A reversal of fortune in the mid-year report
Mid June is a good time to reflect on progress at mid-year. What is striking is that first quarter p...
Mid June is a good time to reflect on progress at mid-year. What is striking is that first quarter projections for many markets, areas or issues have proved wrong or off course, and many investors are holding opinions exactly opposite to their earlier views.
Less than a month ago, markets were bit by a 50 basis point hike of the US Fed Funds rate, and investors were fully expecting more punishment when the US Federal Open Market Committee, met again at the end of June. But the data coming out of the US has suggested the economy is slowing rapidly, and there may be no need for further rises.
Arguably, the UK is leading even the US in the monetary cycle. Only recently the futures markets were discounting rates of 7.25% or even 7.5% three months out. But now investors are talking about rates peaking where they are now or perhaps moving only slightly higher by the end of the year.
In Europe, the sharper than expected hike by the European Central Bank has helped monetary convergence between the eurozone, the US and UK. The move was clearly more a kiss of life for the euro than an inflation-buster, but it had the desired effect. The currency promptly awoke from its 500-day slumber, and rose like a Phoenix as if nothing had happened.
However, no-one wants that bird to soar away just yet, thank you. Economic growth in the key economies of the eurozone is just picking up, particularly in Germany, and a couple of heavy handed rate rises could snuff out recovery before it gets going. The UK also has much to thank the euro for. Its resurgence is helping ground the overvalued pound and is adding to investors' positive perception of the UK, because of the high level of trade and business with the eurozone.
Europe, in economics as in football, has an astonishing capacity to make a surprise comeback.
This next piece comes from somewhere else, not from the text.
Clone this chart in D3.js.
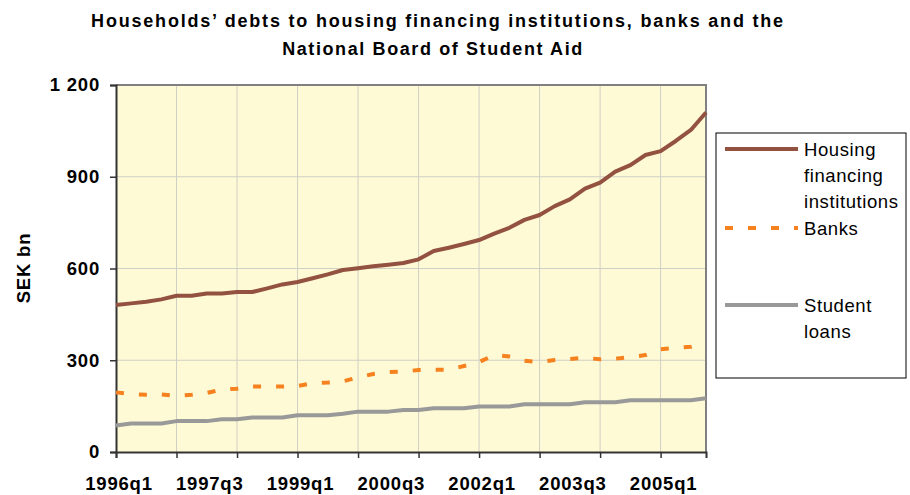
<!DOCTYPE html>
<html>
<head>
<meta charset="utf-8">
<script src="https://cdn.jsdelivr.net/npm/d3@7"></script>
<style>
  body { margin: 0; background: #fff; }
  svg { font-family: Arial, "Liberation Sans", sans-serif; }
</style>
</head>
<body>
<script>
const quarters = [
  "1996q1","1996q2","1996q3","1996q4","1997q1","1997q2","1997q3","1997q4",
  "1998q1","1998q2","1998q3","1998q4","1999q1","1999q2","1999q3","1999q4",
  "2000q1","2000q2","2000q3","2000q4","2001q1","2001q2","2001q3","2001q4",
  "2002q1","2002q2","2002q3","2002q4","2003q1","2003q2","2003q3","2003q4",
  "2004q1","2004q2","2004q3","2004q4","2005q1","2005q2","2005q3","2005q4"
]
const housing = [481,486,491,499,511,511,518,518,523,523,535,548,556,568,581,595,601,607,612,618,
                 630,657,668,680,693,714,733,759,775,804,826,861,881,917,938,971,984,1017,1053,1110]
const banks = [195,189,187,188,183,187,193,204,207,214,214,214,216,225,227,231,244,255,261,263,
               268,269,269,281,294,317,312,298,294,301,304,308,303,305,310,317,336,341,344,357]
const student = [87,93,93,93,101,101,101,107,107,113,113,113,120,120,120,125,132,132,132,137,
                 137,143,143,143,149,149,149,156,156,156,156,163,163,163,169,169,169,169,169,176]
const xLabels = ["1996q1","1997q3","1999q1","2000q3","2002q1","2003q3","2005q1"]
const xTicks = ["1996q1","1997q1","1998q1","1999q1","2000q1","2001q1","2002q1","2003q1","2004q1","2005q1"]
const yTicks = [0,300,600,900,1200]

const width = 910, height = 495
const m = {left: 116, top: 85, right: 706, bottom: 452}

const svg = d3.select('body').append('svg')
    .attr('width', width)
    .attr('height', height)

const x = d3.scalePoint().domain(quarters).range([m.left, m.right])
const y = d3.scaleLinear().domain([0, 1200]).range([m.bottom, m.top])

// title
svg.append('text')
    .attr('x', 438).attr('y', 27)
    .attr('text-anchor', 'middle')
    .attr('font-weight', 'bold').attr('font-size', 18)
    .attr('letter-spacing', 1.8)
    .text('Households\u2019 debts to housing financing institutions, banks and the')
svg.append('text')
    .attr('x', 433).attr('y', 55)
    .attr('text-anchor', 'middle')
    .attr('font-weight', 'bold').attr('font-size', 18)
    .attr('letter-spacing', 1.6)
    .text('National Board of Student Aid')

// plot background
svg.append('rect')
    .attr('x', m.left).attr('y', m.top)
    .attr('width', m.right - m.left).attr('height', m.bottom - m.top)
    .attr('fill', '#fffad6')

// grid
svg.append('g').selectAll('line')
    .data(yTicks.slice(1, -1))
    .join('line')
    .attr('x1', m.left).attr('x2', m.right)
    .attr('y1', d => y(d)).attr('y2', d => y(d))
    .attr('stroke', '#cfcfc4').attr('stroke-width', 1)
svg.append('g').selectAll('line')
    .data(xTicks.slice(1))
    .join('line')
    .attr('x1', d => x(d)).attr('x2', d => x(d))
    .attr('y1', m.top).attr('y2', m.bottom)
    .attr('stroke', '#cfcfc4').attr('stroke-width', 1)

// frame top/right
svg.append('path')
    .attr('d', `M${m.left},${m.top}H${m.right}V${m.bottom}`)
    .attr('fill', 'none').attr('stroke', '#808080').attr('stroke-width', 2)

// y axis
const yAxis = svg.append('g')
    .attr('transform', `translate(${m.left},0)`)
    .call(d3.axisLeft(y).tickValues(yTicks).tickSize(6).tickPadding(10)
        .tickFormat(d => d3.format(',')(d).replace(',', ' ')))
yAxis.select('.domain').attr('stroke', '#333').attr('stroke-width', 2)
yAxis.selectAll('.tick line').attr('stroke', '#333').attr('stroke-width', 1.5)
yAxis.selectAll('text').attr('font-size', 18.5).attr('font-weight', 'bold')
    .attr('letter-spacing', 0.8).attr('fill', '#000')

// x axis
const xAxis = svg.append('g')
    .attr('transform', `translate(0,${m.bottom})`)
    .call(d3.axisBottom(x).tickValues(xTicks).tickSize(6).tickFormat(''))
xAxis.select('.domain').attr('stroke', '#333').attr('stroke-width', 2)
xAxis.selectAll('.tick line').attr('stroke', '#333').attr('stroke-width', 1.5)

svg.append('g').selectAll('text')
    .data(xLabels)
    .join('text')
    .attr('x', d => x(d) + 3).attr('y', 490)
    .attr('text-anchor', 'middle')
    .attr('font-size', 18.5).attr('font-weight', 'bold')
    .attr('letter-spacing', 0.8)
    .text(d => d)

// y title
svg.append('text')
    .attr('transform', 'translate(30,268) rotate(-90)')
    .attr('text-anchor', 'middle')
    .attr('font-size', 18.5).attr('font-weight', 'bold')
    .attr('letter-spacing', 0.8)
    .text('SEK bn')

// series
const series = [
  {name: 'housing', values: housing, color: '#93523f', dash: null},
  {name: 'banks', values: banks, color: '#f5821f', dash: '8,15'},
  {name: 'student', values: student, color: '#999999', dash: null}
]

const line = d3.line()
    .x((d, i) => x(quarters[i]))
    .y(d => y(d))

svg.append('g').selectAll('path')
    .data(series)
    .join('path')
    .attr('d', d => line(d.values))
    .attr('fill', 'none')
    .attr('stroke', d => d.color)
    .attr('stroke-width', 4)
    .attr('stroke-dasharray', d => d.dash)
    .attr('stroke-linejoin', 'round')

// legend
const lg = svg.append('g')
lg.append('rect')
    .attr('x', 716).attr('y', 133).attr('width', 190).attr('height', 245)
    .attr('fill', '#fff').attr('stroke', '#000').attr('stroke-width', 1)

const legendItems = [
  {s: series[0], ly: 149, lines: ['Housing', 'financing', 'institutions']},
  {s: series[1], ly: 228, lines: ['Banks']},
  {s: series[2], ly: 305, lines: ['Student', 'loans']}
]
legendItems.forEach(it => {
  lg.append('line')
      .attr('x1', 725).attr('x2', 798)
      .attr('y1', it.ly).attr('y2', it.ly)
      .attr('stroke', it.s.color).attr('stroke-width', 4)
      .attr('stroke-dasharray', it.s.dash)
  it.lines.forEach((t, j) => {
    lg.append('text')
        .attr('x', 804).attr('y', it.ly + 7 + j * 26)
        .attr('font-size', 18.5)
        .attr('letter-spacing', 0.6)
        .text(t)
  })
})
</script>
</body>
</html>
Wasn't it only a few weeks ago that some anonymously smug and vulgar trader described the euro as a "toilet currency"? To Europeans, the same earnest condescension flavoured British comments on Portugal's football prowess. We seem to regularly underestimate our rivals.
The perennial British debate on whether and when to join the euro has also witnessed a marked shift in sentiment in recent weeks. While the euro was struggling, despite quite respectable stock market performances, there was no question of flourishing Britain linking up with floundering Euroland. Now, as all the euro indicators start pointing the right way, there is a feeling we might be about to miss out.
The political haranguing swirls around above the UK stock market, which many global investors actually rate their top pick at the moment. Valuations in both old and new economy stocks in the UK are improving, sterling has eased to a more comfortable level, and monetary policy appears to have headed off first the threat of inflation and then the fear of a hard landing.
But the onset of summer means liquidity is low and the market rumour mill goes into overdrive. After the roller coaster of the first quarter, many investors would welcome time to consider and consolidate. Ordinarily, the power cut that paralysed the City last week would have provoked tantrums among the trading classes: if they are not dealing, they die. But the phones slowed, the bars filled and the Square Mile chilled out. Euro 2000 has achieved something already.